"Peter Rabbit" Movie Review
Watching Peter Rabbit, the latest hybrid live-action/animated flick from Sony Pictures Animation, you probably won’t be able to stop picturing Beatrix Potter rolling over in her grave at the legacy of her beloved little bunny. But, like 2010’s Alice in Wonderland and the entirety of Matt Damon’s Jason Bourne series, just because something doesn’t remotely resemble its source material doesn’t mean it can’t still be entertaining. And Peter Rabbit is.

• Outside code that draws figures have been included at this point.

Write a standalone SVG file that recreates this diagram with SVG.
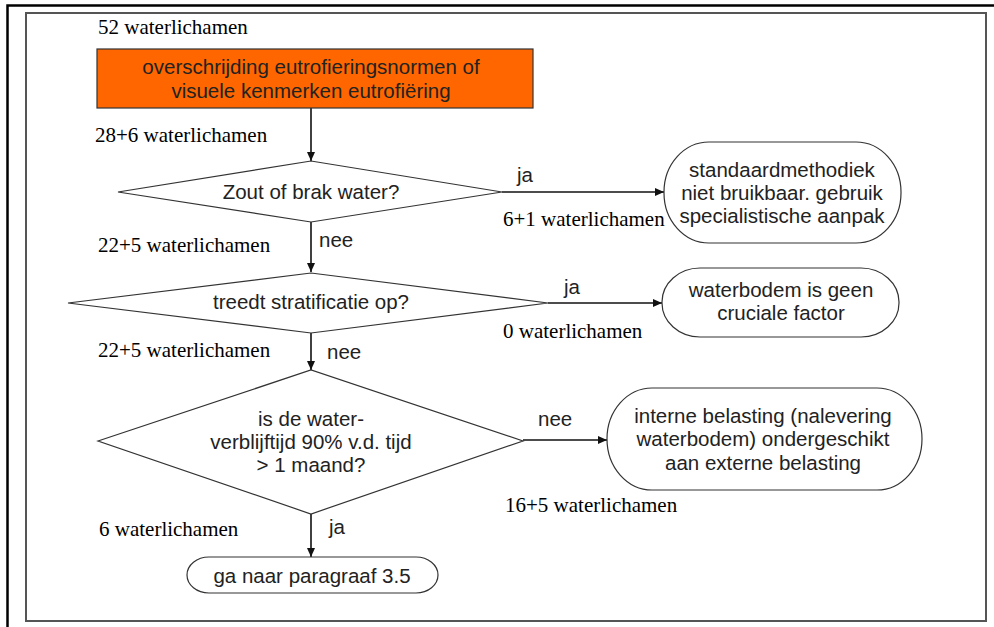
<svg xmlns="http://www.w3.org/2000/svg" width="994" height="627" viewBox="0 0 994 627">
  <defs>
    <marker id="arr" markerUnits="userSpaceOnUse" markerWidth="10" markerHeight="8" refX="9" refY="4" orient="auto">
      <path d="M0,0 L9,4 L0,8 Z" fill="#111"/>
    </marker>
    <style>
      .lbl { font-family: "Liberation Serif", "Times New Roman", serif; font-size: 21px; fill: #000; }
      .txt { font-family: "Liberation Sans", Arial, Helvetica, sans-serif; font-size: 20.5px; fill: #222; text-anchor: middle; }
      .yn { font-family: "Liberation Sans", Arial, Helvetica, sans-serif; font-size: 20.5px; fill: #222; }
      .shape { fill: #fff; stroke: #333; stroke-width: 1.2; }
      .conn { stroke: #111; stroke-width: 1.6; fill: none; marker-end: url(#arr); }
    </style>
  </defs>
  <rect x="0" y="0" width="994" height="627" fill="#fff"/>
  <!-- outer frame (partially visible) -->
  <path d="M7.5,627 V5.5 H994" fill="none" stroke="#000" stroke-width="2.5"/>
  <!-- inner frame -->
  <rect x="26" y="13" width="960" height="608" fill="none" stroke="#555" stroke-width="2"/>

  <g id="connectors">
    <line class="conn" x1="311" y1="108" x2="311" y2="161"/>
    <line class="conn" x1="311" y1="222" x2="311" y2="272"/>
    <line class="conn" x1="311" y1="333" x2="311" y2="370"/>
    <line class="conn" x1="311" y1="514" x2="311" y2="557"/>
    <line class="conn" x1="502" y1="192" x2="664" y2="192"/>
    <line class="conn" x1="548" y1="303" x2="662" y2="303"/>
    <line class="conn" x1="523" y1="440" x2="607" y2="440"/>
  </g>

  <g id="labels">
    <text class="lbl" x="98" y="34">52 waterlichamen</text>
    <text class="lbl" x="95" y="142">28+6 waterlichamen</text>
    <text class="lbl" x="98" y="252">22+5 waterlichamen</text>
    <text class="lbl" x="503" y="226">6+1 waterlichamen</text>
    <text class="lbl" x="503" y="338">0 waterlichamen</text>
    <text class="lbl" x="98" y="357">22+5 waterlichamen</text>
    <text class="lbl" x="505" y="512">16+5 waterlichamen</text>
    <text class="lbl" x="99" y="536">6 waterlichamen</text>
    <text class="yn" x="517" y="182">ja</text>
    <text class="yn" x="319" y="247">nee</text>
    <text class="yn" x="564" y="294">ja</text>
    <text class="yn" x="327" y="359">nee</text>
    <text class="yn" x="538" y="426">nee</text>
    <text class="yn" x="329" y="534">ja</text>
  </g>

  <g id="start">
    <rect x="97" y="49" width="436" height="59" fill="#FF6600" stroke="#333" stroke-width="1.2"/>
    <text class="txt" x="311" y="74">overschrijding eutrofieringsnormen of</text>
    <text class="txt" x="311" y="98">visuele kenmerken eutrofiëring</text>
  </g>

  <g id="d1">
    <polygon class="shape" points="118,192 311,161 502,192 311,222"/>
    <text class="txt" x="311" y="199">Zout of brak water?</text>
  </g>

  <g id="d2">
    <polygon class="shape" points="68,303 311,273 548,303 311,333"/>
    <text class="txt" x="311" y="309">treedt stratificatie op?</text>
  </g>

  <g id="d3">
    <polygon class="shape" points="98,441 311,370 523,441 311,514"/>
    <text class="txt" x="311" y="426">is de water-</text>
    <text class="txt" x="311" y="449">verblijftijd 90% v.d. tijd</text>
    <text class="txt" x="311" y="472">&gt; 1 maand?</text>
  </g>

  <g id="n1">
    <rect class="shape" x="664" y="142" width="237" height="101" rx="45" ry="50"/>
    <text class="txt" x="782" y="177">standaardmethodiek</text>
    <text class="txt" x="782" y="200">niet bruikbaar. gebruik</text>
    <text class="txt" x="782" y="223">specialistische aanpak</text>
  </g>

  <g id="n2">
    <rect class="shape" x="662" y="268" width="237" height="69" rx="38" ry="34"/>
    <text class="txt" x="781" y="297">waterbodem is geen</text>
    <text class="txt" x="781" y="320">cruciale factor</text>
  </g>

  <g id="n3">
    <rect class="shape" x="607" y="388" width="315" height="102" rx="45" ry="51"/>
    <text class="txt" x="763" y="423">interne belasting (nalevering</text>
    <text class="txt" x="763" y="446">waterbodem) ondergeschikt</text>
    <text class="txt" x="763" y="470">aan externe belasting</text>
  </g>

  <g id="n4">
    <rect class="shape" x="187" y="557" width="251" height="36" rx="22" ry="18"/>
    <text class="txt" x="312" y="583">ga naar paragraaf 3.5</text>
  </g>
</svg>
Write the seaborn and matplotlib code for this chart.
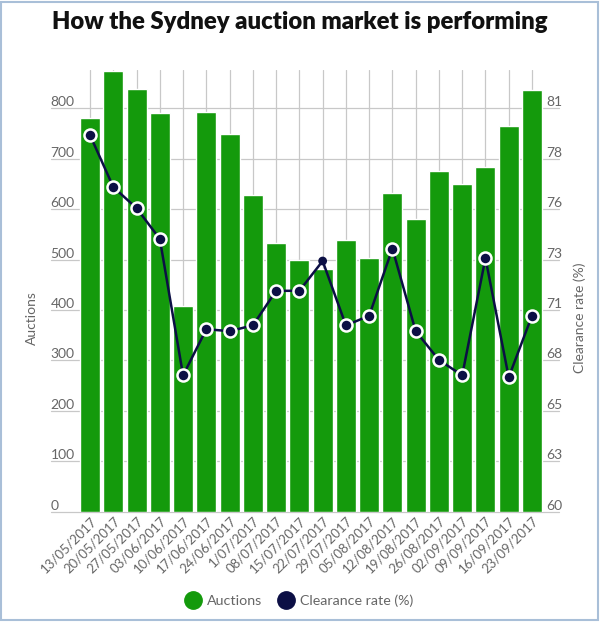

Playing like a perfect blend of Paddington’s whimsy (and CGI technology) and the cartoonish shenanigans of Home Alone and the Looney Toons cartoons, Peter Rabbit appeals squarely to the pre-teen and younger set, while also giving adults enough to enjoy that they’ll be able to avoid constant eye-rolls.
James Corden provides the voice of the titular rabbit, who spends his days trying to pilfer from the veggie garden of old Mr. McGregor (Sam Neill) in the English countryside. Peter’s sisters Flopsy (Margot Robbie), Mopsy (Elizabeth Debicki), and Cottontail (Daisy Ridley) are along for the ride, too, along with many of the original characters from Potter’s classic books.
When McGregor keels over from a heart attack, his great nephew Thomas (Domhnall Gleeson) inherits the house and garden, but he’s a city guy angling for a promotion at Harrod’s and only wants to sell the house and get back to London.
Peter and his friends, meanwhile, have moved into the vacated house and made a mess of the place while enjoying the unfettered garden access. When Thomas arrives to inspect his inheritance, the movie kicks into gear, as the faceoff between man and rabbit gets underway.
Echoing the goofball violence from Home Alone, the movie provides plenty of opportunity for both Thomas and Peter to devise a variety of torturous methods to make the other vacate the premises. From electrical fences to dynamite, nothing is off limits, and heaping helpings of slapsticky violence ensue.
Complicating things is Bea (Rose Bryne), the comely neighbor who has befriended Peter and his buddies and who spends her days creating paintings of them. When she and Thomas end up falling for each other, Peter is left out in the cold, and the war between man and bunny escalates. Feelings are hurt, accusations fly, and things naturally get way, way out of hand.
Director Will Gluck (Easy A, Friends with Benefits) ensures Peter Rabbit walks the fine line between cute little kids movie and Three Stooges-esque comedy, infusing the film with just enough heart to keep the whole family invested. And the witty script, which Gluck co-wrote with Rob Leiber, gives the voice cast (and the real-life humans) plenty to work with. It may not resemble anything close to what Beatrix Potter created more than a hundred years ago, but today’s Peter Rabbit is still a marvelously fun way to while away ninety minutes.